Che la Turchia abbia svolto un ruolo troppo ambiguo in Siria e Iraq non c’era bisogno che venisse spiegato dai generali russi. E la rabbia di Mosca non fa che testimoniare come alcune potenze (Usa, Russia, Turchia, Arabia Saudita e Iran) stiano giocando con lo Stato Islamico per i propri interessi geopolitici. Al contrario, l’Europa continua ad essere orfana di una politica estera vera e comune, divisa come sempre in tante vecchie nazioni, spaventate dal pericolo terrorista e spettatrici immobili di come giovani disagiati cresciuti nelle periferie delle città europee facciano presto a trasformarsi da ladruncoli o piccoli bulletti di quartiere in martiri della fede.
In questi ultimi mesi però è emerso con forza il ruolo ambiguo di due paesi fino a oggi strategici amici, sia nella geopolitica mediorientale sia per l’economia europea: Turchia e Arabia Saudita.
Il primo teoricamente gradirebbe entrare nell’Unione Europea ed è nostro partner all’interno della NATO. Il traffico di combustibile è solo una delle cause di questo giudizio di ambiguità ormai trasversale da Mosca a Parigi. Si potrebbe ricordare come i curdi siriani da mesi abbiano presentato prove fotografiche su rifornimenti di armi ai gruppi estremisti in SIRAQ, al fine di indebolire ancora di più il traballante regime di Assad e il sogno dei curdi di creare uno stato (che di fatto già esiste nel nord tra Siria e Iraq). Per non parlare del sostegno al secondo governo oggi presente in Libia, quello con sede a Tripoli. Che vi sia un legame tra il capo militare di quel governo, Ablelhakim Belhadj e il governo turco è dimostrato da incontri, foto, voli aerei da Tripoli a Ankara. Un sostegno politico e militare che ha di fatto segnato lo spacchettamento della Libia, ormai divisa in due, se non tre parti se consideriamo il deserto del sud, e con due differenti parlamenti. Quello di Tobruk, protetto e appoggiato dall’Egitto e quello di Tripoli, filo islamista, sostenuto dalla Turchia del nuovo Sultano Erdogan.
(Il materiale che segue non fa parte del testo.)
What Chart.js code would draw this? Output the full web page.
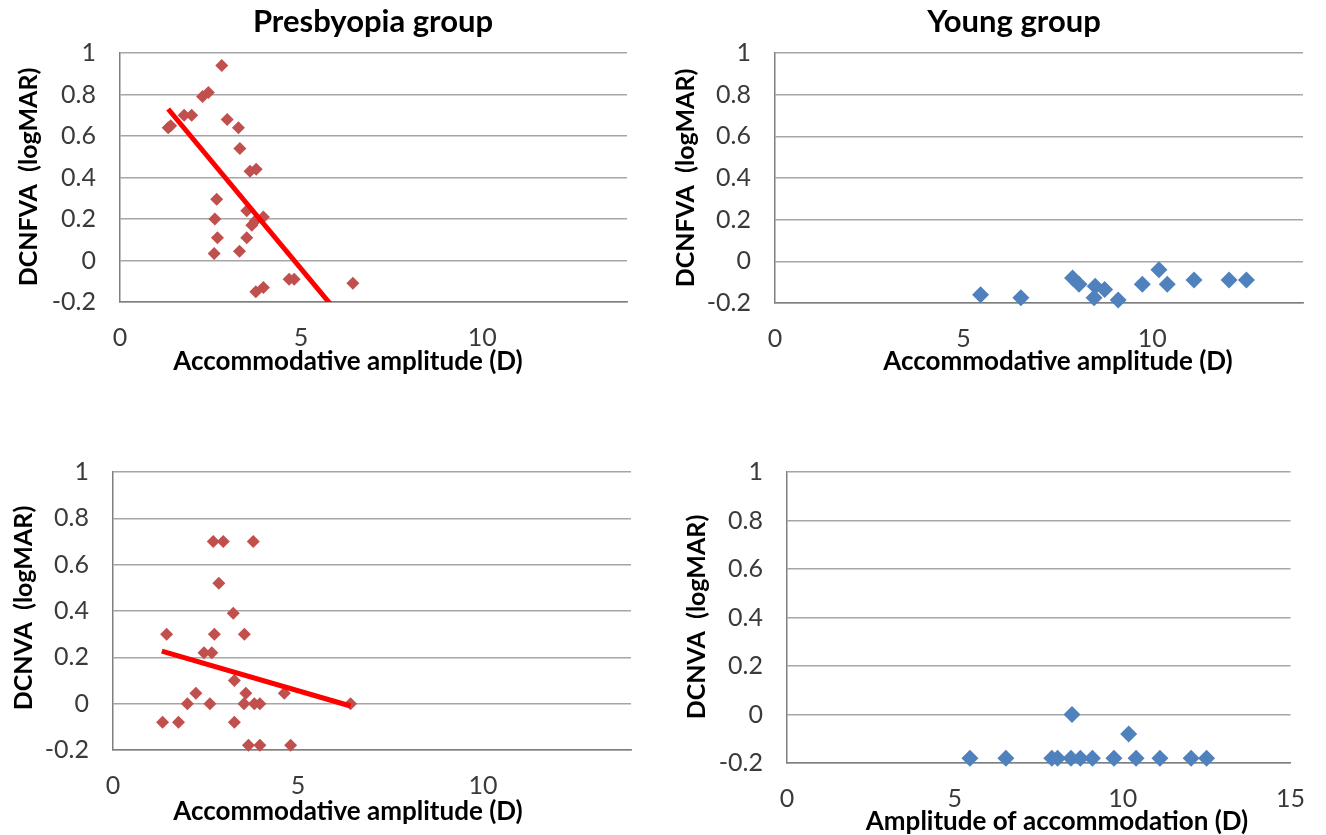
<!DOCTYPE html>
<html>
<head>
<meta charset="utf-8">
<script src="https://cdn.jsdelivr.net/npm/chart.js@4/dist/chart.umd.min.js"></script>
<style>
  html, body { margin: 0; padding: 0; background: #fff; }
  #page { position: relative; width: 1326px; height: 835px; overflow: hidden; }
  .panel { position: absolute; }
</style>
</head>
<body>
<div id="page">
  <div class="panel" style="left:0;top:0"><canvas id="c1" width="663" height="400"></canvas></div>
  <div class="panel" style="left:663px;top:0"><canvas id="c2" width="663" height="400"></canvas></div>
  <div class="panel" style="left:0;top:400px"><canvas id="c3" width="663" height="435"></canvas></div>
  <div class="panel" style="left:663px;top:400px"><canvas id="c4" width="663" height="435"></canvas></div>
</div>
<script>
// Presbyopia group, distance-corrected far VA
const presbyFarAA = [2.81, 2.28, 2.44, 1.33, 1.40, 1.77, 1.98, 2.96, 3.27, 3.31, 3.59, 3.76, 2.67, 2.62,
                     2.69, 2.60, 3.30, 3.50, 3.50, 3.64, 3.73, 3.96, 3.75, 3.96, 4.67, 4.81, 6.43];
const presbyDCNFVA = [0.94, 0.79, 0.81, 0.64, 0.65, 0.70, 0.70, 0.68, 0.64, 0.54, 0.43, 0.44, 0.295, 0.20,
                      0.11, 0.034, 0.045, 0.11, 0.24, 0.17, 0.19, 0.21, -0.15, -0.13, -0.09, -0.09, -0.11];
const presbyFarTrendX = [1.33, 6.43];
const presbyFarTrendY = [0.73, -0.34];

// Presbyopia group, near VA
const presbyNearAA = [1.34, 1.77, 1.45, 2.01, 2.24, 2.46, 2.67, 2.62, 2.71, 2.98, 2.74, 2.86, 3.25,
                      3.28, 3.28, 3.55, 3.59, 3.54, 3.79, 3.82, 3.97, 3.66, 3.97, 4.63, 4.80, 6.42];
const presbyDCNVA = [-0.08, -0.08, 0.30, 0.0, 0.045, 0.22, 0.22, 0.0, 0.70, 0.70, 0.30, 0.52, 0.39,
                     0.10, -0.08, 0.30, 0.045, 0.0, 0.70, 0.0, 0.0, -0.18, -0.18, 0.045, -0.18, 0.0];
const presbyNearTrendX = [1.32, 6.42];
const presbyNearTrendY = [0.227, -0.01];

// Young group
const youngAA = [5.45, 6.52, 7.89, 8.06, 8.49, 8.46, 8.74, 9.10, 9.74, 10.18, 10.40, 11.11, 12.04, 12.50];
const youngDCNFVA = [-0.16, -0.175, -0.08, -0.11, -0.12, -0.175, -0.135, -0.185, -0.11, -0.04, -0.11, -0.09, -0.09, -0.09];
const youngDCNVA = [-0.18, -0.18, -0.18, -0.18, 0, -0.18, -0.18, -0.18, -0.18, -0.08, -0.18, -0.18, -0.18, -0.18];

// axis ticks
const yTicks = [-0.2, 0, 0.2, 0.4, 0.6, 0.8, 1];
const xTicksShort = [0, 5, 10];
const xTicksLong = [0, 5, 10, 15];

const FONT = 'Lato, "Open Sans", sans-serif';
const RED = '#C0504D';
const BLUE = '#4F81BD';

const pts = (xs, ys) => xs.map((x, i) => ({ x: x, y: ys[i] }));

// draws titles / axis titles at fixed spots of each panel
const panelText = {
  id: 'panelText',
  afterDraw(chart, args, opts) {
    const ctx = chart.ctx;
    (opts.items || []).forEach(it => {
      ctx.save();
      ctx.font = it.font;
      ctx.fillStyle = '#000';
      ctx.textAlign = 'center';
      ctx.textBaseline = 'middle';
      ctx.translate(it.x, it.y);
      if (it.rotate) ctx.rotate(-Math.PI / 2);
      ctx.fillText(it.text, 0, 0);
      ctx.restore();
    });
  }
};

function makePanel(id, cfg) {
  const datasets = [];
  if (cfg.trend) {
    datasets.push({
      data: pts(cfg.trend[0], cfg.trend[1]),
      showLine: true,
      borderColor: '#FF0000',
      borderWidth: 5,
      pointRadius: 0,
      order: 0
    });
  }
  datasets.push({
    data: pts(cfg.xs, cfg.ys),
    pointStyle: 'rectRot',
    pointRadius: cfg.radius,
    backgroundColor: cfg.color,
    borderColor: cfg.color,
    borderWidth: 0,
    clip: false,
    order: 1
  });

  new Chart(document.getElementById(id), {
    type: 'scatter',
    data: { datasets: datasets },
    plugins: [panelText],
    options: {
      responsive: false,
      animation: false,
      layout: { padding: { top: cfg.area.top, right: cfg.area.right, left: 0, bottom: 0 } },
      plugins: {
        legend: { display: false },
        tooltip: { enabled: false },
        panelText: { items: cfg.texts }
      },
      scales: {
        x: {
          type: 'linear',
          min: 0,
          max: cfg.xMax,
          afterBuildTicks: s => { s.ticks = cfg.xTicks.map(v => ({ value: v })); },
          afterFit: s => { s.height = cfg.area.xHeight; },
          grid: { color: 'rgba(0,0,0,0)', drawTicks: false },
          border: { display: true, color: '#7f7f7f', width: 1.5 },
          ticks: {
            padding: 21,
            color: '#3a3a3a',
            font: { family: FONT, size: 25 },
            callback: v => String(v)
          }
        },
        y: {
          type: 'linear',
          min: -0.2,
          max: 1,
          afterBuildTicks: s => { s.ticks = yTicks.map(v => ({ value: v })); },
          afterFit: s => { s.width = cfg.area.left; },
          grid: { color: '#a6a6a6', lineWidth: 1.5, drawTicks: false },
          border: { display: true, color: '#7f7f7f', width: 1.5 },
          ticks: {
            padding: 24,
            color: '#3a3a3a',
            font: { family: FONT, size: 25 },
            callback: v => String(Math.round(v * 10) / 10)
          }
        }
      }
    }
  });
}

const bold = size => 'bold ' + size + 'px ' + FONT;

makePanel('c1', {
  xs: presbyFarAA, ys: presbyDCNFVA, trend: [presbyFarTrendX, presbyFarTrendY],
  color: RED, radius: 6.5, xMax: 14, xTicks: xTicksShort,
  area: { left: 120, top: 53, right: 36, xHeight: 98 },
  texts: [
    { text: 'Presbyopia group', x: 373, y: 22, font: bold(31) },
    { text: 'DCNFVA  (logMAR)', x: 29, y: 177, rotate: true, font: bold(25) },
    { text: 'Accommodative amplitude (D)', x: 348, y: 362, font: bold(26) }
  ]
});

makePanel('c2', {
  xs: youngAA, ys: youngDCNFVA,
  color: BLUE, radius: 8.5, xMax: 14, xTicks: xTicksShort,
  area: { left: 112, top: 53, right: 23, xHeight: 97 },
  texts: [
    { text: 'Young group', x: 351, y: 22, font: bold(31) },
    { text: 'DCNFVA  (logMAR)', x: 23, y: 178, rotate: true, font: bold(25) },
    { text: 'Accommodative amplitude (D)', x: 395, y: 362, font: bold(26) }
  ]
});

makePanel('c3', {
  xs: presbyNearAA, ys: presbyDCNVA, trend: [presbyNearTrendX, presbyNearTrendY],
  color: RED, radius: 6.5, xMax: 14, xTicks: xTicksShort,
  area: { left: 113, top: 72, right: 32, xHeight: 85 },
  texts: [
    { text: 'DCNVA  (logMAR)', x: 24, y: 208, rotate: true, font: bold(25) },
    { text: 'Accommodative amplitude (D)', x: 348, y: 412, font: bold(26) }
  ]
});

makePanel('c4', {
  xs: youngAA, ys: youngDCNVA,
  color: BLUE, radius: 8.5, xMax: 15, xTicks: xTicksLong,
  area: { left: 124, top: 72, right: 19, xHeight: 72 },
  texts: [
    { text: 'DCNVA  (logMAR)', x: 34, y: 217, rotate: true, font: bold(25) },
    { text: 'Amplitude of accommodation (D)', x: 394, y: 422, font: bold(26) }
  ]
});
</script>
</body>
</html>
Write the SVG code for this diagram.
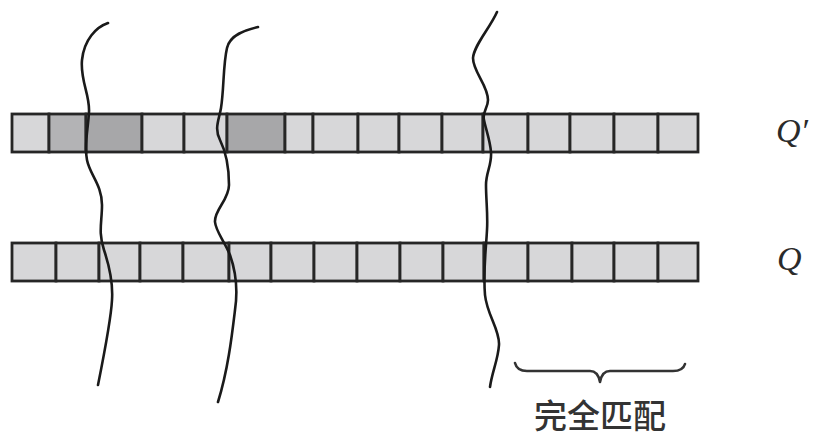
<svg xmlns="http://www.w3.org/2000/svg" width="815" height="437" viewBox="0 0 815 437">
<style>
.c{fill:#d7d7d9;stroke:#262626;stroke-width:2.8}
.m{fill:#b3b3b5;stroke:#262626;stroke-width:2.8}
.d{fill:#a7a7a9;stroke:#262626;stroke-width:2.8}
.w{fill:none;stroke:#1a1a1a;stroke-width:2.6;stroke-linecap:round;stroke-linejoin:round}
.b{fill:none;stroke:#333;stroke-width:2.6;stroke-linecap:round;stroke-linejoin:round}
.q{font-family:"Liberation Serif","Times New Roman",serif;font-style:italic;font-size:34px;fill:#2a2a2a}
.t{font-family:"Noto Sans CJK SC","Noto Sans CJK JP",sans-serif;font-size:33px;font-weight:500;fill:#333}
</style>
<rect width="815" height="437" fill="#ffffff"/>
<g id="row-qprime">
<rect class="c" x="12" y="114" width="37" height="38"/>
<rect class="m" x="49" y="114" width="37" height="38"/>
<rect class="d" x="86" y="114" width="56" height="38"/>
<rect class="c" x="142" y="114" width="42" height="38"/>
<rect class="c" x="184" y="114" width="43" height="38"/>
<rect class="d" x="227" y="114" width="58" height="38"/>
<rect class="c" x="285" y="114" width="28" height="38"/>
<rect class="c" x="313" y="114" width="45" height="38"/>
<rect class="c" x="358" y="114" width="41" height="38"/>
<rect class="c" x="399" y="114" width="43" height="38"/>
<rect class="c" x="442" y="114" width="41" height="38"/>
<rect class="c" x="483" y="114" width="45" height="38"/>
<rect class="c" x="528" y="114" width="42" height="38"/>
<rect class="c" x="570" y="114" width="44" height="38"/>
<rect class="c" x="614" y="114" width="44" height="38"/>
<rect class="c" x="658" y="114" width="40" height="38"/>
</g>
<g id="row-q">
<rect class="c" x="12" y="243" width="44" height="38"/>
<rect class="c" x="56" y="243" width="43" height="38"/>
<rect class="c" x="99" y="243" width="41" height="38"/>
<rect class="c" x="140" y="243" width="43" height="38"/>
<rect class="c" x="183" y="243" width="46" height="38"/>
<rect class="c" x="229" y="243" width="42" height="38"/>
<rect class="c" x="271" y="243" width="43" height="38"/>
<rect class="c" x="314" y="243" width="43" height="38"/>
<rect class="c" x="357" y="243" width="43" height="38"/>
<rect class="c" x="400" y="243" width="43" height="38"/>
<rect class="c" x="443" y="243" width="41" height="38"/>
<rect class="c" x="484" y="243" width="44" height="38"/>
<rect class="c" x="528" y="243" width="44" height="38"/>
<rect class="c" x="572" y="243" width="42" height="38"/>
<rect class="c" x="614" y="243" width="44" height="38"/>
<rect class="c" x="658" y="243" width="40" height="38"/>
</g>
<g id="connectors">
<path class="w" d="M108,23 C96,27 84,40 82,60 C80,80 90,95 89,112 C88,130 84,145 87,160 C90,175 102,185 102,205 C102,222 98,232 104,250 C110,268 113,285 112,300 C111,320 104,355 98,385"/>
<path class="w" d="M258,27 C245,30 230,35 227,48 C223,65 224,90 221,108 C219,120 214,128 220,140 C226,152 229,165 229,185 C229,200 214,210 215,222 C216,232 224,240 230,255 C236,272 238,290 235,310 C232,335 228,370 218,402"/>
<path class="w" d="M497,12 C490,28 474,45 473,58 C473,72 488,85 488,100 C488,108 482,112 484,120 C486,130 490,140 491,152 C492,165 486,172 486,185 C486,200 488,215 487,230 C486,250 483,270 485,295 C487,315 500,330 499,345 C498,360 492,372 490,387"/>
</g>
<g id="brace">
<path class="b" d="M515,363 Q517,371 527,371 L590,371 Q598,371 600,382 Q602,371 610,371 L673,371 Q683,371 685,364"/>
<text class="t" x="600" y="428" text-anchor="middle">完全匹配</text>
</g>
<g id="labels">
<text class="q" x="776" y="142">Q′</text>
<text class="q" x="777" y="270">Q</text>
</g>
</svg>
Ancora dunque un ruolo ambiguo che fa il paio con quello ricoperto dall’altro stato, l’Arabia Saudita, alleata energetica (sempre meno per la verità) dell’occidente e governata da una monarchia assolutista da cui negli ultimi 40 anni sono partiti flussi economici impressionanti che hanno finanziato la più becera e settaria versione dell’islam, quella wahabita, di cui la famiglia regnante è testimone. Una componente radicale del mondo islamico che in meno di 40 anni ha imbevuto una parte di fedeli dal Marocco al Pakistan grazie a scuole coraniche, finanziamenti a finte associazioni e enti assistenziali, che in paesi in via di sviluppo fanno la differenza, da lasciar a bocca aperta. Una monarchia che farebbe rimpiangere persino quelle assolutiste del XVIII secolo. Tra i tanti casi che hanno colpito negli ultimi mesi l’opininone pubblica mondiale su questo stato retrogrado e medioevale c’è la condanna alla crocifissione di un giovane ragazzo che nel 2012, a 17 anni, aveva protestato durante una manifestazione contro il governo saudita. E poi apostasia, blasfemia, pene esemplari da far stringere lo stomaco e un’ignoranza culturale di fondo che ricorda quella dell’Italia precomunale (secolo XI) sono solo alcune delle distorsioni che hanno preso a pretesto uomini, che di religioso non hanno niente, per legittimare il proprio ceto, l’egemonia economica e il proprio potere politico.
A questo punto è più che legittimo porsi degli interrogativi sui nostri “amici”. Per primo, quanto sia giusto continuare ad avere rapporti di dipendenza con paesi, o governi, così poco trasparenti. Secondo se sia il caso di dire che lo stato islamico o una forma di governo basata su quei principi già oggi esista (in Arabia Saudita). E infine, quanti in Europa sarebbero disponibili ad affrontare probabili crisi economiche di sistema pur di provare ad emanciparsi da questi governi “amici” che poi tanto amici non sono?